Jean-Philippe Courtois : Et la qualité avec laquelle vous les onboardez, vous les suivez, vous les alignez entre guillemets, sur la culture et les valeurs de l’entreprise. J’ai lu récemment un livre que tu as peut-être ou pas lu Pierre de David Brooks ça s’appelle La seconde montagne, The Second Mountain. En fait David Brooks dans ce livre, c’est un beau livre, il remet en question en fait son mode de vie, hyper individualiste, très productiviste, etc. où le temps compte beaucoup plus que finalement les personnes, l’humain, la productivité plus que les relations, ça rappelle beaucoup de choses dans notre discussion de tout à l’heure, et cet échec lui a permis de développer une théorie qu’il appelle les Deux montagnes. Et dans sa définition, c’est un livre qui est assez passionnant, il dit : la première montagne que l’on va grimper, c’est la réalisation de soi, c’est déjà beaucoup. 
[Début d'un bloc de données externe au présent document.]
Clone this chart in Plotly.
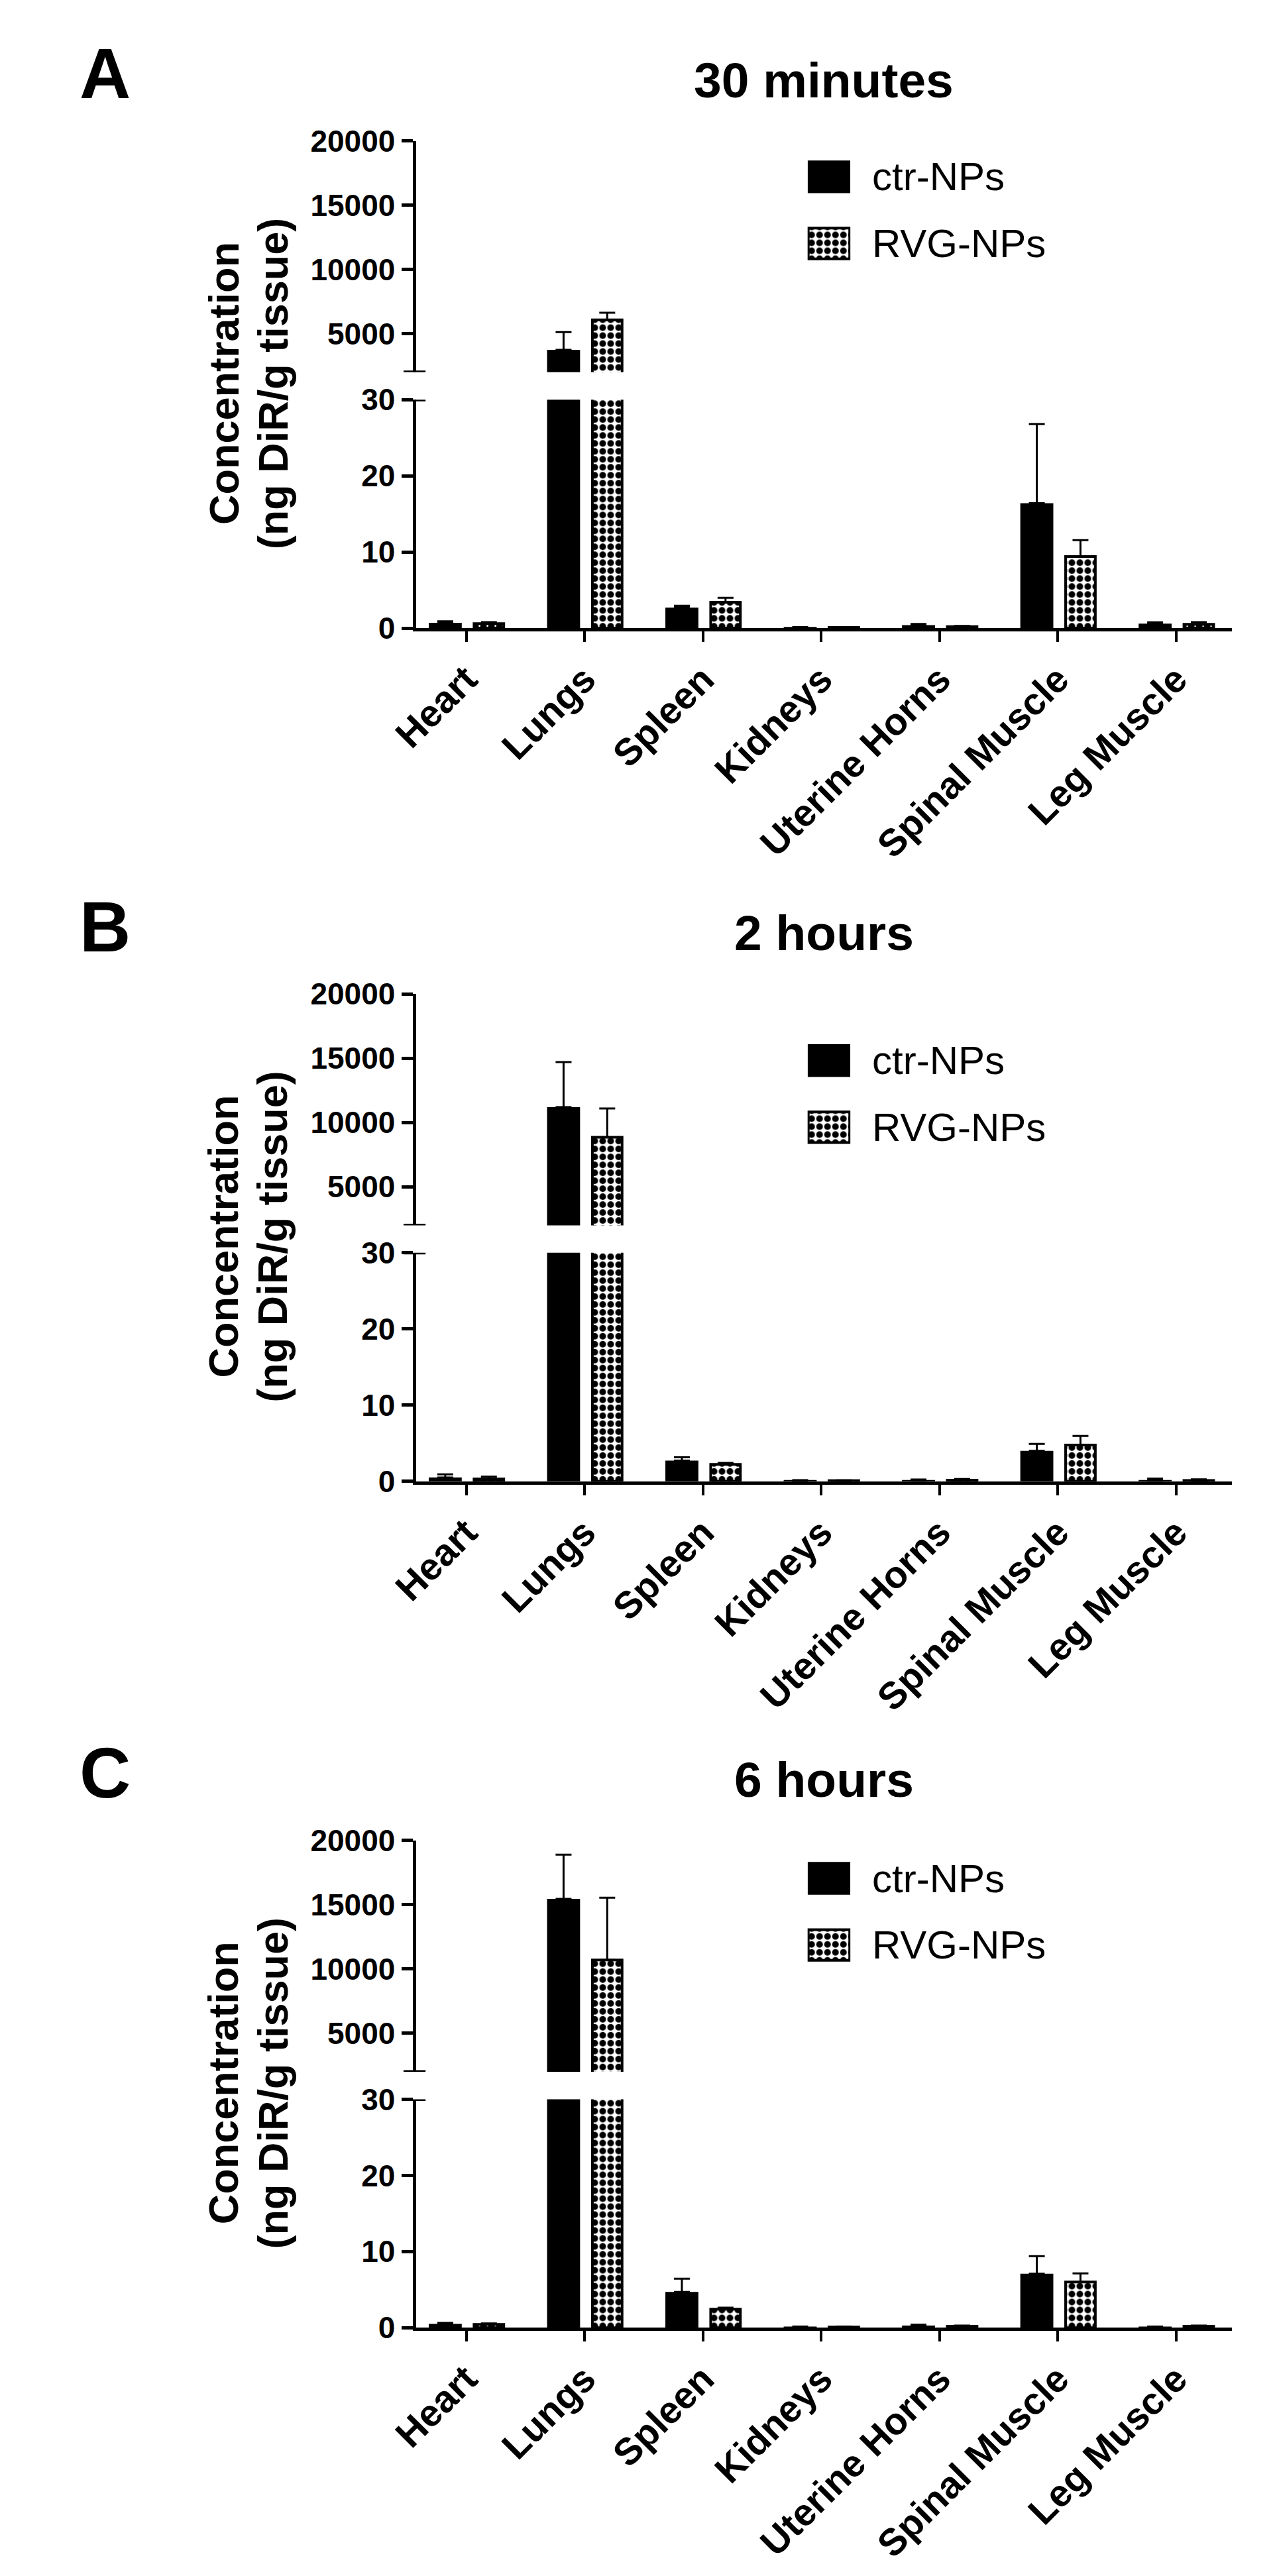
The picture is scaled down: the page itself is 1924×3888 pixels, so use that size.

Pierre Dubuc : C’est déjà énorme. 

Jean-Philippe Courtois : C’est déjà énorme. Mais en fait cette première montagne, ce qu’il dit, et je trouve que c’est très vrai, elle cache une deuxième montagne, vers laquelle on se dirige à un moment donné de sa vie, ou pendant ou selon ce qu’il se passe dans sa vie, pour finalement remettre au centre de nos vies de nos projets de vies individuelles, le collectif, le lien avec les autres et avec le monde, et finalement l’impact qu’on peut avoir au travers de sa vie au quotidien, de sa vie professionnelle, sociale, personnelle, vers les autres. Et finalement donner plus qu’on ne reçoit à un moment donné. Et j’allais dire, toi tu en es où de ton parcours sur tes deux montagnes. Je sais que tu es très jeune par rapport à moi. 
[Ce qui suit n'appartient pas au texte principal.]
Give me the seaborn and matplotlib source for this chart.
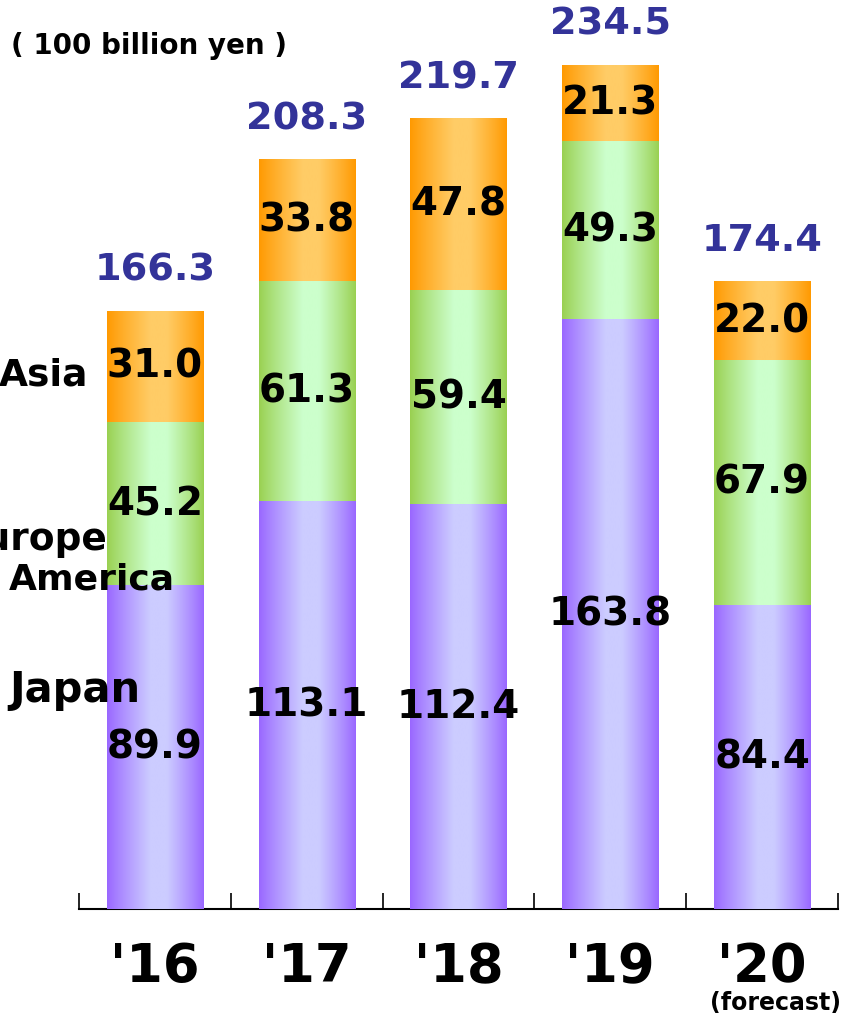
import numpy as np
import pandas as pd
import matplotlib
matplotlib.use("Agg")
import matplotlib.pyplot as plt
import seaborn as sns
from matplotlib.colors import to_rgb

# Sales by region (100 billion yen)
years = ["'16", "'17", "'18", "'19", "'20"]
japan = [89.9, 113.1, 112.4, 163.8, 84.4]
europe_america = [45.2, 61.3, 59.4, 49.3, 67.9]
asia = [31.0, 33.8, 47.8, 21.3, 22.0]
totals = [166.3, 208.3, 219.7, 234.5, 174.4]

sns.set_theme(style="white")
plt.rcParams["font.family"] = ["DejaVu Sans"]
plt.rcParams["text.color"] = "black"
plt.rcParams["xtick.color"] = "black"
plt.rcParams["xtick.labelcolor"] = "black"

W, H = 853, 1018
fig = plt.figure(figsize=(W / 100, H / 100), dpi=100)
ax = fig.add_axes([79 / W, 109 / H, 759 / W, 909 / H])

df = pd.DataFrame({"year": years, "japan": japan,
                   "europe_america": europe_america, "asia": asia})
df["jp_eu"] = df["japan"] + df["europe_america"]
df["stack"] = df["jp_eu"] + df["asia"]

# colour pairs: (edge, centre) for the horizontal gradient of each region
palette = {
    "stack": ("#ff9900", "#ffcc66"),
    "jp_eu": ("#99d050", "#ccffcc"),
    "japan": ("#9966ff", "#ccccff"),
}

prof = np.interp(np.linspace(0, 1, 256), [0, 0.45, 0.62, 1], [0, 1, 1, 0])
prof = prof ** 0.9

layers = ["stack", "jp_eu", "japan"]
geoms = {}
for z, col in enumerate(layers):
    n_before = len(ax.patches)
    sns.barplot(data=df, x="year", y=col, order=years, color=palette[col][0],
                width=0.635, ax=ax, saturation=1, errorbar=None)
    bars = ax.patches[n_before:]
    geoms[col] = []
    edge = np.array(to_rgb(palette[col][0]))
    centre = np.array(to_rgb(palette[col][1]))
    grad = edge[None, :] * (1 - prof[:, None]) + centre[None, :] * prof[:, None]
    img = grad[None, :, :]
    for p in bars:
        x0, w, h = p.get_x(), p.get_width(), p.get_height()
        geoms[col].append((x0, w, h))
        ax.imshow(img, extent=(x0, x0 + w, 0, h), aspect="auto",
                  interpolation="bilinear", zorder=2 + z)
        p.set_visible(False)

ax.set_xlim(-0.5, 4.5)
ax.set_ylim(0, 252.5)

# segment value labels
label_font = dict(fontsize=28, fontweight="bold", color="black",
                  ha="center", va="center", zorder=10)
for i in range(len(years)):
    xc = geoms["japan"][i][0] + geoms["japan"][i][1] / 2
    ax.text(xc, japan[i] / 2, f"{japan[i]:.1f}", **label_font)
    ax.text(xc, japan[i] + europe_america[i] / 2,
            f"{europe_america[i]:.1f}", **label_font)
    ax.text(xc, df["jp_eu"][i] + asia[i] / 2, f"{asia[i]:.1f}", **label_font)
    ax.annotate(f"{totals[i]:.1f}", xy=(xc, df["stack"][i]),
                xytext=(0, 29), textcoords="offset points",
                ha="center", va="center", fontsize=27.5, fontweight="bold",
                color="#333399", zorder=10)

# axis styling
for s in ["top", "left", "right"]:
    ax.spines[s].set_visible(False)
ax.spines["bottom"].set_color("black")
ax.spines["bottom"].set_linewidth(1.5)
ax.set_yticks([])
ax.set_xlabel("")
ax.set_ylabel("")
ax.set_xticks(range(len(years)))
ax.set_xticklabels(years, fontsize=38, fontweight="bold", color="black")
ax.set_xticks(np.arange(-0.5, len(years), 1.0), minor=True)
ax.tick_params(axis="x", which="major", length=0, pad=23)
ax.tick_params(axis="x", which="minor", direction="in", length=11.5,
               width=1.2, color="black", bottom=True)
ax.grid(False)

fig.text(776 / W, 1 - 1003 / H, "(forecast)", fontsize=17, fontweight="bold",
         ha="center", va="center")

# region names and unit
fig.text(149 / W, 1 - 46 / H, "( 100 billion yen )", fontsize=20,
         fontweight="bold", ha="center", va="center")
region_font = dict(fontweight="bold", va="center", zorder=20)
fig.text(44 / W, 1 - 375 / H, "Asia", ha="center", fontsize=27, **region_font)
fig.text(107 / W, 1 - 540 / H, "Europe", ha="right", fontsize=27, **region_font)
fig.text(92 / W, 1 - 580 / H, "America", ha="center", fontsize=26, **region_font)
fig.text(75 / W, 1 - 690 / H, "Japan", ha="center", fontsize=30, **region_font)

fig.savefig("out.png", dpi=100)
Pierre Dubuc : C’est une question très intéressante. Sur l’accomplissement de moi, je pense que je suis encore en chemin évidemment, parce que tu l’as dit, je suis encore jeune et je pense que dans ma tête, j’ai encore plein de choses, je suis très curieux, donc j’ai encore beaucoup de choses où je sais que j’ai beaucoup à apprendre, et j’ai envie d’apprendre et de m’améliorer. Je sais que je peux m’améliorer, donc j’y travaille. Donc sur la question de l’accomplissement de soi, je pense, je suis très fier déjà de mon parcours parce que je viens voilà d’une famille, on a vécu dans un petit village en Provence, je connaissais rien à l’entrepreneuriat etc. Et donc, j’ai réussi avec Mathieu et avec toute l’équipe, et avec aussi des opportunités et de la chance, mais aussi beaucoup de travail à accomplir quelque chose dont je suis fier, donc ça c’est bien, mais il y a encore plein de chemin et ce n’est que le premier jour, comme on dit It’s only day one.
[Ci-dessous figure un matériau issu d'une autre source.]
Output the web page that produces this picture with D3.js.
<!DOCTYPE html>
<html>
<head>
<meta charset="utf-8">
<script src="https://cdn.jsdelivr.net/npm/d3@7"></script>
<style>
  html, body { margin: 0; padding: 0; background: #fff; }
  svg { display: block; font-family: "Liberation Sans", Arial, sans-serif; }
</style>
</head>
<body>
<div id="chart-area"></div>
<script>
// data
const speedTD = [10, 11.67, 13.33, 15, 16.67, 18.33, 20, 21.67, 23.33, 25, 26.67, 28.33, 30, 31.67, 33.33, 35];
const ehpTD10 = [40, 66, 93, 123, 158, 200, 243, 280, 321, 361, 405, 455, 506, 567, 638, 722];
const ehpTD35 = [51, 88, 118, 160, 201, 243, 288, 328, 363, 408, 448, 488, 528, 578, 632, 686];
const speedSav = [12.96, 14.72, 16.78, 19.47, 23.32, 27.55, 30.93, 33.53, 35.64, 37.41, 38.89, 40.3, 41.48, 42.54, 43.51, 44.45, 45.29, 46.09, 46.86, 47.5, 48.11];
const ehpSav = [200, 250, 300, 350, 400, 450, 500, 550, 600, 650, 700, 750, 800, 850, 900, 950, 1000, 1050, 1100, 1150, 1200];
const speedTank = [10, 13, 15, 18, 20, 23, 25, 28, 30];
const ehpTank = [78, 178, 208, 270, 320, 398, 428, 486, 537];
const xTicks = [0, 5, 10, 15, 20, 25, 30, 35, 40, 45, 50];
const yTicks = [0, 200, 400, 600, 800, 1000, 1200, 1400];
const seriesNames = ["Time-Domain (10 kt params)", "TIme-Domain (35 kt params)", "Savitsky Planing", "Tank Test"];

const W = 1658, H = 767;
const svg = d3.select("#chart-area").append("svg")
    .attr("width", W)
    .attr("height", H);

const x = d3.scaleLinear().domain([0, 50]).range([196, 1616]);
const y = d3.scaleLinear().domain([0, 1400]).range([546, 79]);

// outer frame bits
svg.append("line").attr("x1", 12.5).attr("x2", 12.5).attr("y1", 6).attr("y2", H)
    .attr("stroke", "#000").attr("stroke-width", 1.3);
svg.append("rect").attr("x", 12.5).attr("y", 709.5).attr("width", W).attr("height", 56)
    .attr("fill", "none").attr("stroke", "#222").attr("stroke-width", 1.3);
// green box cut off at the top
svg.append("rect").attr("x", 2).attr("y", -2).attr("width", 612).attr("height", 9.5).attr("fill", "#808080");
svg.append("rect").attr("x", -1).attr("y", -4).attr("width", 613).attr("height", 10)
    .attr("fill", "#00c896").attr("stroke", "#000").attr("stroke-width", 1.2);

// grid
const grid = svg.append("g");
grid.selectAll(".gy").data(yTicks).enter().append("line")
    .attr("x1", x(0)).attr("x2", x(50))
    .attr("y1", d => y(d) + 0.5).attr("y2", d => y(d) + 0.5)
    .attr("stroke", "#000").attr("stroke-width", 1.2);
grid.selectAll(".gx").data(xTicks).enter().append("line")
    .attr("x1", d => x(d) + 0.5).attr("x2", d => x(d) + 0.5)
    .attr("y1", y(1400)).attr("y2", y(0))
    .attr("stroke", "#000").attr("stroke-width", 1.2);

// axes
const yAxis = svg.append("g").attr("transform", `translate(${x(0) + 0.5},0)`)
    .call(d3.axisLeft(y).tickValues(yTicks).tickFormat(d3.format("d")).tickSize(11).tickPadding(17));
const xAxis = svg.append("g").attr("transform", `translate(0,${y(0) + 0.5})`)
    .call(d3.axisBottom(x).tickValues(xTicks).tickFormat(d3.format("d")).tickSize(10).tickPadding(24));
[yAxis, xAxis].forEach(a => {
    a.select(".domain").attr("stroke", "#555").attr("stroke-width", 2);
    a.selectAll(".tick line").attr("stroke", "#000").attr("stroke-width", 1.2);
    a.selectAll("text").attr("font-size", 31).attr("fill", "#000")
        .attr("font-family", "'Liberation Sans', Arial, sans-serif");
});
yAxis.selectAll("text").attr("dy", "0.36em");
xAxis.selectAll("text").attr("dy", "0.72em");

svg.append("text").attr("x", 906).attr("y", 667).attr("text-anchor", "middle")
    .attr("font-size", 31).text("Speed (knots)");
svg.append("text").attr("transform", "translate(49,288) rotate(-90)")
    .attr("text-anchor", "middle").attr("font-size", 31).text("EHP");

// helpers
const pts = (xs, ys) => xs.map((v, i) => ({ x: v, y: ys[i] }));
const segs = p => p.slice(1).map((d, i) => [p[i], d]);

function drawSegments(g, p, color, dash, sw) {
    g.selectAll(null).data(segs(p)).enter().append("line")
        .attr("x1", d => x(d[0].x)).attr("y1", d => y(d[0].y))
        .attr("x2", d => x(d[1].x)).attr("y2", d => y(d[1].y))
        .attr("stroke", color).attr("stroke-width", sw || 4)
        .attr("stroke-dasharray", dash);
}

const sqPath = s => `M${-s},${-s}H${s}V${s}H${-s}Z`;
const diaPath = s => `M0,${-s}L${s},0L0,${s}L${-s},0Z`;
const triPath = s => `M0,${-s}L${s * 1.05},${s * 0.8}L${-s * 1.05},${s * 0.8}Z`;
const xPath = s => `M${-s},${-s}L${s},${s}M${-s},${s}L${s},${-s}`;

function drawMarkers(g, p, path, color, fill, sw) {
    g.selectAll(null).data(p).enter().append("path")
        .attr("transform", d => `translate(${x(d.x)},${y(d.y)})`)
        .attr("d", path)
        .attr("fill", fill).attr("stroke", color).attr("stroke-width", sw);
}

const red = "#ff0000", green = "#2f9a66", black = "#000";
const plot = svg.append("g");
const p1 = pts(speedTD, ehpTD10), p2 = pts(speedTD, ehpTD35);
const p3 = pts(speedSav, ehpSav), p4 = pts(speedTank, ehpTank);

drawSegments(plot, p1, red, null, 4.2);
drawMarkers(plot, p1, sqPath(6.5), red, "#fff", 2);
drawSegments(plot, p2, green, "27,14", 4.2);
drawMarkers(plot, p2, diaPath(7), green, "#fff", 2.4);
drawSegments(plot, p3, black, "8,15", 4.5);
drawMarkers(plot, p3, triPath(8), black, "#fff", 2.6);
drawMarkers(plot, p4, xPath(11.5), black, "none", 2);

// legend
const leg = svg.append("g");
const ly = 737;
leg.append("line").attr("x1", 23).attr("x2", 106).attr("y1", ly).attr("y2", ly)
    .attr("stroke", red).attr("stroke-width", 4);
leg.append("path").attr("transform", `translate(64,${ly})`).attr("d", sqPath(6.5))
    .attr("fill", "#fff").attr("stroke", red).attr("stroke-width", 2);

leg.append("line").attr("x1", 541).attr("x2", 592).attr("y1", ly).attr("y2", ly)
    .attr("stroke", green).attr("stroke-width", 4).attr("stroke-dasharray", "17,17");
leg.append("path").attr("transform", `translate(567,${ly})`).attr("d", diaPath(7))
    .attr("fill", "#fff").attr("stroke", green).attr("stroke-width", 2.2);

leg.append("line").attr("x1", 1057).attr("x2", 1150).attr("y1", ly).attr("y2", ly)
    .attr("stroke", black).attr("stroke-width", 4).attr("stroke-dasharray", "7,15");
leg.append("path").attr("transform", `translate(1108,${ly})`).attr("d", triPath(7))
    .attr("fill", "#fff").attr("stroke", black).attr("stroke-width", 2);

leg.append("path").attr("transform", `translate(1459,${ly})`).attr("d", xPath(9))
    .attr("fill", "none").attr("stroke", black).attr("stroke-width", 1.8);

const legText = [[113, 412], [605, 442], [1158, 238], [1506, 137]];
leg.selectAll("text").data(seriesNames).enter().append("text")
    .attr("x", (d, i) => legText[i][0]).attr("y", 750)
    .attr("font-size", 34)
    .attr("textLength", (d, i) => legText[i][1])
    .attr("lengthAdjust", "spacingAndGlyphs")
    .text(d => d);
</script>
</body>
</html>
Mais sur la question de l’impact sur le collectif, pour le coup, je dirais qu’on est assez avancé en fait. On pense qu’on va avoir dans le futur, on l’espère, un impact encore beaucoup plus grand, mais en tous cas la notion d’avoir de l’impact positif sur le collectif, pour la communauté, pour les gens autour de nous, on a une réflexion assez avancée là-dessus, c’est au cœur de notre modèle, on est assez convaincu, et on arrive à le mesurer cet impact par ailleurs. Donc c’est quelque chose qui est assez fantastique à titre personnel parce que tu sais pourquoi tu le fais. Tu te réveilles le matin et tu te dis, bon des fois c’est un peu dur. Mais voilà, ce mois-ci, en juin par exemple le mois dernier, on a placé mille deux cents personnes dans l’emploi. C’est des exemples d’histoires individuelles. 

Jean-Philippe Courtois : Des vies personnelles, oui. 

Pierre Dubuc : Tu changes une famille, tu changes une vie, mais en fait une famille derrière une vie parce que la personne est passée du RSA, du chômage, à un bon job, un bon diplôme, tu as changé sa vie, tu as changé la vie de sa famille, et elle t’en est souvent d’ailleurs très reconnaissante. Et bon quand tu te dis ça on l’a fait fois mille en un mois, bon bah, c’est utile ça quand même. 

Jean-Philippe Courtois : Et tu as envie d’aller aider les dix mille suivants ensuite, ou le million suivant, je crois. 

Pierre Dubuc : Exactement, tu vas en faire dix mille, tu vas en faire cent mille, tu vas en faire un million, et un million c’est effectivement l’objectif qu’on s’est fixé par an en 2025, de placer un million d’étudiants dans l’emploi. 

Jean-Philippe Courtois : C’est superbe et c’est plus qu’inspirant parce que l’inspiration c’est aussi beaucoup de transpiration comme on dit, et je sais que tu en as eu beaucoup depuis onze ans. 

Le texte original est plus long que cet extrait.